Like countless others across the country, I watched the university’s convocation, the day after the shootings. University students, faculty, and staff, as well as their families and members of the community at large, had packed Cassel Coliseum. Many in attendance were visibly bereft; some appeared engaged in the frustrating search for explanations. It was not until Nikki Giovanni—one of America’s great poets and distinguished professor of English at Virginia Tech—ascended the platform and delivered her stirring address that the grim mood began to lift. It was her address that ultimately changed the way I felt about the tragedy. “We do not understand this tragedy,” Giovanni declared. “We know we did nothing to deserve it, but neither does a child in Africa dying of AIDS, neither do the invisible children walking the night away to avoid being captured by the rogue army, neither does the baby elephant watching his community being devastated for ivory … No one deserves a tragedy.”
How often in this country do we stop to consider the ubiquity of terrorism today? The media reports outrageous malevolence daily—but unless these acts occur on our doorstep, the nation’s response is seldom more than a collective shrugging of the shoulders. True, the American citizenry has historically harbored isolationist leanings; that said, the current apathy for atrocities committed abroad should challenge the morality of each of us, and should engender real questions as to our inherent responsibility as “leaders of the free world”—if, indeed, we even hold that position.

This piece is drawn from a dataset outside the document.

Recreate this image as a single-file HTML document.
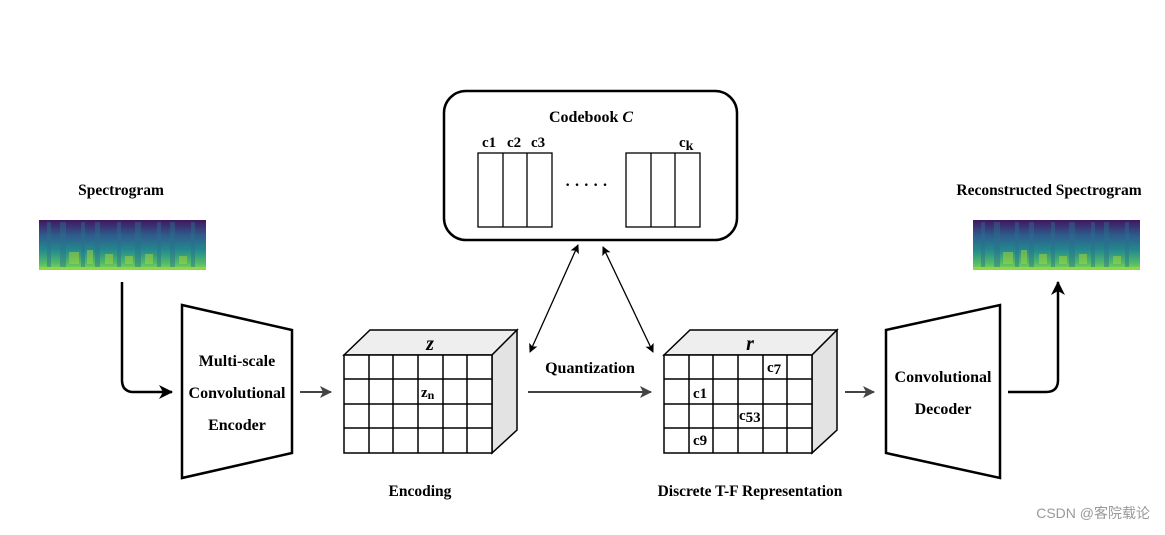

One byproduct of the mounting pervasiveness of terrorism in modern society has clearly been a growing desensitization to it. Perhaps it has become too easy to ignore the mounting costs of global terror on human life. Could this be why the U.S. has so casually brushed aside the ongoing genocide in Darfur, which has left an estimated 200,000 to 400,000 dead, as little more than a regional disturbance? In Iraq, where sectarian violence seems impervious to all our efforts to contain it, hundreds die in random acts of violence every month; we are indifferent until the body count includes the name of an American.

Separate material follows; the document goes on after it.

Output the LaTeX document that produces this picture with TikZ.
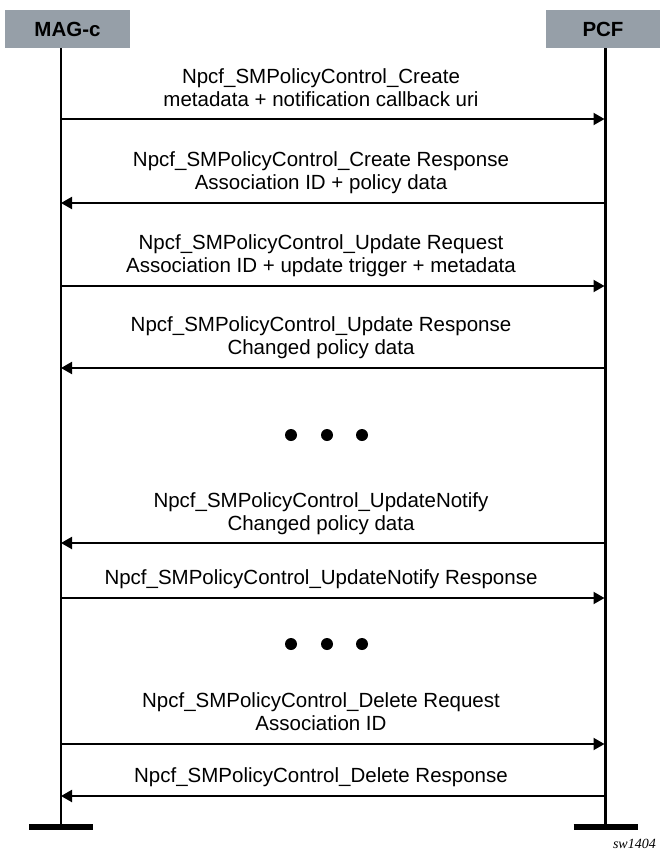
\documentclass[tikz,border=0pt]{standalone}
\usepackage{fontspec}
\setmainfont{Liberation Sans}
\newfontfamily\tagfont{Liberation Serif}
\usetikzlibrary{arrows.meta}
\definecolor{hdrgray}{RGB}{150,159,168}
\tikzset{
    header/.style={fill=hdrgray, font=\bfseries\fontsize{20.5}{24}\selectfont, inner sep=0pt, minimum height=38pt},
    msgtext/.style={font=\fontsize{20.5}{23}\selectfont, align=center, inner sep=0pt, anchor=base},
    msg/.style={line width=2pt, -{Triangle[length=11pt,width=12pt]}},
    lifeline/.style={line width=2.5pt},
    endbar/.style={line width=5.5pt},
    dot/.style={circle, fill, inner sep=0pt, minimum size=12pt}
}
\begin{document}
\begin{tikzpicture}[x=1pt,y=-1pt]
    \useasboundingbox (0,0) rectangle (660,852);
    \node[header, minimum width=125pt] (mag) at (67.5,29) {MAG-c};
    \node[header, minimum width=114pt] (pcf) at (603,29) {PCF};
    \coordinate (magtop) at (61,48);
    \coordinate (magend) at (61,827);
    \coordinate (pcftop) at (605.5,48);
    \coordinate (pcfend) at (605.5,827);
    \draw[lifeline] (magtop) -- (magend);
    \draw[lifeline] (pcftop) -- (pcfend);
    \draw[endbar] ([xshift=-32pt]magend) -- ([xshift=32pt]magend);
    \draw[endbar] ([xshift=-32pt]pcfend) -- ([xshift=32pt]pcfend);
    \foreach \y [count=\i] in {119,203,286,368,543,598,744,796} {
        \coordinate (m\i) at (61,\y);
        \coordinate (p\i) at (604.5,\y);
    }
    \draw[msg] (m1) -- (p1);
    \draw[msg] (p2) -- (m2);
    \draw[msg] (m3) -- (p3);
    \draw[msg] (p4) -- (m4);
    \draw[msg] (p5) -- (m5);
    \draw[msg] (m6) -- (p6);
    \draw[msg] (m7) -- (p7);
    \draw[msg] (p8) -- (m8);
    \node[msgtext] (t1) at (321,106) {Npcf\_SMPolicyControl\_Create\\metadata + notification callback uri};
    \node[msgtext] (t2) at (321,189) {Npcf\_SMPolicyControl\_Create Response\\Association ID + policy data};
    \node[msgtext] (t3) at (321,272) {Npcf\_SMPolicyControl\_Update Request\\Association ID + update trigger + metadata};
    \node[msgtext] (t4) at (321,354) {Npcf\_SMPolicyControl\_Update Response\\Changed policy data};
    \node[msgtext] (t5) at (321,530) {Npcf\_SMPolicyControl\_UpdateNotify\\Changed policy data};
    \node[msgtext] (t6) at (321,584) {Npcf\_SMPolicyControl\_UpdateNotify Response};
    \node[msgtext] (t7) at (321,730) {Npcf\_SMPolicyControl\_Delete Request\\Association ID};
    \node[msgtext] (t8) at (321,782) {Npcf\_SMPolicyControl\_Delete Response};
    % dots between the exchanges
    \foreach \x in {291,327,362} {
        \node[dot] (gapa\x) at (\x,435) {};
        \node[dot] (gapb\x) at (\x,644) {};
    }
    \node[font=\tagfont\itshape\fontsize{14}{16}\selectfont, anchor=base east, inner sep=0pt] (tag) at (656,848) {sw1404};
\end{tikzpicture}
\end{document}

It is difficult to reconcile the grief and impassioned outcries that marked the Virginia Tech tragedy with the paucity of response to acts of terror abroad. Many Americans seem simply to have stopped caring, no longer willing to invest emotional energy in what is, admittedly, a confounding and extensive problem. But such indifference seems tantamount to the proclamation of our superiority, elevating the worth of American lives above those of other human beings. This month, as we mark the sixth anniversary of the 9/11 attacks on the Pentagon and the World Trade Center, I can’t help but feel that this characterization—already prevalent abroad—of America and its citizens as smug superiors is ultimately as damaging to our country as any violent act of terror could be.